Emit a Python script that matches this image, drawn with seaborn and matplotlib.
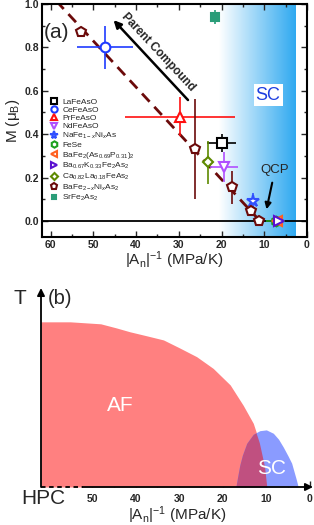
import numpy as np
import matplotlib
matplotlib.use("Agg")
import matplotlib.pyplot as plt
import seaborn as sns
from matplotlib.colors import LinearSegmentedColormap
from matplotlib.ticker import MultipleLocator, FormatStrFormatter

# ---- panel (a) data: ordered moment vs |A_n|^-1 ----
names = ["LaFeAsO", "CeFeAsO", "PrFeAsO", "NdFeAsO",
         "NaFe$_{1-x}$Ni$_x$As", "FeSe",
         "BaFe$_2$(As$_{0.69}$P$_{0.31}$)$_2$",
         "Ba$_{0.67}$K$_{0.33}$Fe$_2$As$_2$",
         "Ca$_{0.82}$La$_{0.18}$FeAs$_2$",
         "BaFe$_{2-x}$Ni$_x$As$_2$", "SrFe$_2$As$_2$"]
inv_An = [[20.0], [47.3], [29.7], [19.4], [12.6], [7.3], [7.0], [6.5], [23.2],
          [52.8, 26.2, 17.5, 13.2, 11.2], [21.5]]
moment = [[0.36], [0.80], [0.48], [0.25], [0.09], [0.0], [0.0], [0.0], [0.27],
          [0.87, 0.333, 0.155, 0.044, 0.0], [0.94]]
inv_An_err = [[3.5], [6.5], [12.8], [3.3], [0.0], [2.2], [0.0], [0.0], [0.0],
              [1.0, 0.0, 0.0, 0.0, 0.0], [0.0]]
moment_err = [[0.04], [0.10], [0.09], [0.07], [0.04], [0.0], [0.0], [0.0], [0.10],
              [0.02, 0.23, 0.075, 0.01, 0.0], [0.033]]
colors = ["#000000", "#1f3bff", "#ff1010", "#b050ff", "#3050ff", "#1fa01f",
          "#ff6020", "#5a10d0", "#5e8a00", "#6b0a0a", "#2a9d78"]
markers = ["s", "o", "^", "v", "*", "h", "<", ">", "D", "p", "s"]

guide_x = [58.0, 11.0]
guide_y = [1.0, 0.0]

# ---- panel (b) schematic phase diagram ----
af_x = [61.7, 55.0, 48.0, 44.5, 41.3, 37.5, 33.6, 30.0, 26.0, 22.2, 18.3, 15.3,
        13.0, 11.5, 10.3, 9.8]
af_T = [0.83, 0.83, 0.82, 0.80, 0.78, 0.76, 0.739, 0.70, 0.655, 0.596, 0.513,
        0.41, 0.32, 0.22, 0.10, 0.0]
sc_x = [17.0, 16.6, 16.1, 15.5, 14.5, 13.0, 11.5, 10.0, 8.4, 7.2, 6.1, 5.0, 4.2,
        3.1, 2.7]
sc_T = [0.0, 0.05, 0.11, 0.16, 0.22, 0.265, 0.283, 0.287, 0.27, 0.24, 0.20,
        0.155, 0.12, 0.035, 0.0]

sns.set_theme(style="ticks")
plt.rcParams['font.family'] = ['Liberation Sans', 'DejaVu Sans']
plt.rcParams['mathtext.fontset'] = 'custom'
plt.rcParams['mathtext.rm'] = 'Liberation Sans'
plt.rcParams['mathtext.it'] = 'Liberation Sans:italic'
plt.rcParams['mathtext.bf'] = 'Liberation Sans:bold'

fig = plt.figure(figsize=(3.14, 5.25), dpi=100)

# ================= panel (a) =================
ax = fig.add_axes([42 / 314, 1 - 237 / 525, 265 / 314, 233 / 525])
ylo, yhi = -0.074, 1.0

# superconducting background gradient
sc_cmap = LinearSegmentedColormap.from_list("scgrad", ["#ffffff", "#2fa9f0"])
ax.imshow(np.linspace(0, 1, 256)[None, :], extent=[20.5, 2.6, ylo, yhi],
          aspect='auto', cmap=sc_cmap, zorder=0)

ax.axhline(0, color='black', lw=1.3, zorder=1)
sns.lineplot(x=guide_x, y=guide_y, ax=ax, color='#6b0a0a', lw=2,
             linestyle=(0, (4, 2.5)), zorder=2)

for nm, xs, ys, xe, ye, c, m in zip(names, inv_An, moment, inv_An_err,
                                    moment_err, colors, markers):
    ax.errorbar(xs, ys, xerr=xe, yerr=ye, fmt='none', ecolor=c,
                elinewidth=1.2, capsize=0, zorder=3)
    filled = nm.startswith("SrFe")
    ms = 9 if m == "*" else (5.5 if m in ("D",) or filled else 7)
    ax.plot(xs, ys, marker=m, ls='none', ms=ms, mew=1.5, mec=c,
            mfc=c if filled else 'white', label=nm, zorder=4)

ax.set_xlim(62, 0)
ax.set_ylim(ylo, yhi)
ax.xaxis.set_major_locator(MultipleLocator(10))
ax.xaxis.set_minor_locator(MultipleLocator(5))
ax.yaxis.set_major_locator(MultipleLocator(0.2))
ax.yaxis.set_minor_locator(MultipleLocator(0.1))
ax.yaxis.set_major_formatter(FormatStrFormatter('%.1f'))
ax.tick_params(which='both', direction='in', top=True, right=True, width=1,
               labelsize=7.5, pad=2)
ax.tick_params(which='major', length=4)
ax.tick_params(which='minor', length=2)
for lab in ax.get_xticklabels() + ax.get_yticklabels():
    lab.set_fontweight('bold')
for sp in ax.spines.values():
    sp.set_linewidth(1.5)
    sp.set_color('black')

ax.set_xlabel('|A$_\\mathrm{n}$|$^{-1}$ (MPa/K)', fontsize=11, labelpad=0)
ax.set_ylabel('M (μ$_\\mathrm{B}$)', fontsize=11, labelpad=2)

ax.legend(loc='upper left', bbox_to_anchor=(0.017, 0.615), frameon=False,
          fontsize=6, markerscale=0.65, handlelength=0.9, handletextpad=0.5,
          labelspacing=0.05, borderpad=0.2, borderaxespad=0.3)

ax.text(61.5, 0.87, '(a)', fontsize=15, ha='left', va='center')
ax.annotate('', xy=(45.7, 0.935), xytext=(27.4, 0.548),
            arrowprops=dict(arrowstyle='-|>', color='black', lw=1.8,
                            mutation_scale=11))
ax.text(34.9, 0.78, 'Parent Compound', fontsize=8.5, fontweight='bold',
        rotation=-47, ha='center', va='center', rotation_mode='anchor')
ax.text(9.1, 0.58, 'SC', fontsize=13, color='#1e3fe0', ha='center',
        va='center', bbox=dict(fc='white', ec='none', pad=1.5))
ax.text(7.5, 0.235, 'QCP', fontsize=9.5, ha='center', va='center')
ax.annotate('', xy=(9.6, 0.041), xytext=(8.0, 0.189),
            arrowprops=dict(arrowstyle='-|>', color='black', lw=1.5,
                            mutation_scale=9))

# ================= panel (b) =================
axb = fig.add_axes([41 / 314, 38 / 525, 272 / 314, 199 / 525])
bx_lo, bx_hi = 61.7, -0.7
af = axb.fill_between(af_x, af_T, color='#ff8080', lw=0, zorder=1)
axb.fill_between(sc_x, sc_T, color='#8a9bff', lw=0, zorder=1.1)
overlap = axb.fill_between(sc_x, sc_T, color='#c05080', lw=0, zorder=1.2)
overlap.set_clip_path(af.get_paths()[0], axb.transData)

axb.set_xlim(bx_lo, bx_hi)
axb.set_ylim(0, 1)
for sp in axb.spines.values():
    sp.set_visible(False)
axb.plot([bx_lo, 52.1], [0, 0], color='black', lw=1.3, ls=(0, (2.5, 2)),
         clip_on=False, zorder=3)
axb.annotate('', xy=(bx_hi, 0), xytext=(52.1, 0), annotation_clip=False,
             arrowprops=dict(arrowstyle='-|>', color='black', lw=1.3,
                             mutation_scale=11, shrinkA=0, shrinkB=0))
axb.annotate('', xy=(bx_lo, 1.0), xytext=(bx_lo, 0), annotation_clip=False,
             arrowprops=dict(arrowstyle='-|>', color='black', lw=1.3,
                             mutation_scale=11, shrinkA=0, shrinkB=0))
axb.set_xticks([50, 40, 30, 20, 10, 0])
axb.set_xticks([45, 35, 25, 15, 5], minor=True)
axb.set_yticks([])
axb.tick_params(axis='x', which='both', direction='in', width=1, labelsize=7.5,
                pad=5)
axb.tick_params(axis='x', which='major', length=4.5)
axb.tick_params(axis='x', which='minor', length=3)
for lab in axb.get_xticklabels():
    lab.set_fontweight('bold')
axb.set_xlabel('|A$_\\mathrm{n}$|$^{-1}$ (MPa/K)', fontsize=11, labelpad=0)

axb.text(43.6, 0.41, 'AF', color='white', fontsize=15, ha='center', va='center')
axb.text(8.7, 0.095, 'SC', color='white', fontsize=15, ha='center', va='center')
fig.text(20 / 314, 1 - 298 / 525, 'T', fontsize=15, ha='center', va='center')
fig.text(59.5 / 314, 1 - 298 / 525, '(b)', fontsize=14.5, ha='center', va='center')
fig.text(43.5 / 314, 1 - 499 / 525, 'HPC', fontsize=15, ha='center', va='center')

fig.savefig('out.png', dpi=100)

## Work to be completed
Make an exact copy of the lines from the top of the material through the line with "from matplotlib.ticker import", pictures excluded.

## Expected answer
Emit a Python script that matches this image, drawn with seaborn and matplotlib.
import numpy as np
import matplotlib
matplotlib.use("Agg")
import matplotlib.pyplot as plt
import seaborn as sns
from matplotlib.colors import LinearSegmentedColormap
from matplotlib.ticker import MultipleLocator, FormatStrFormatter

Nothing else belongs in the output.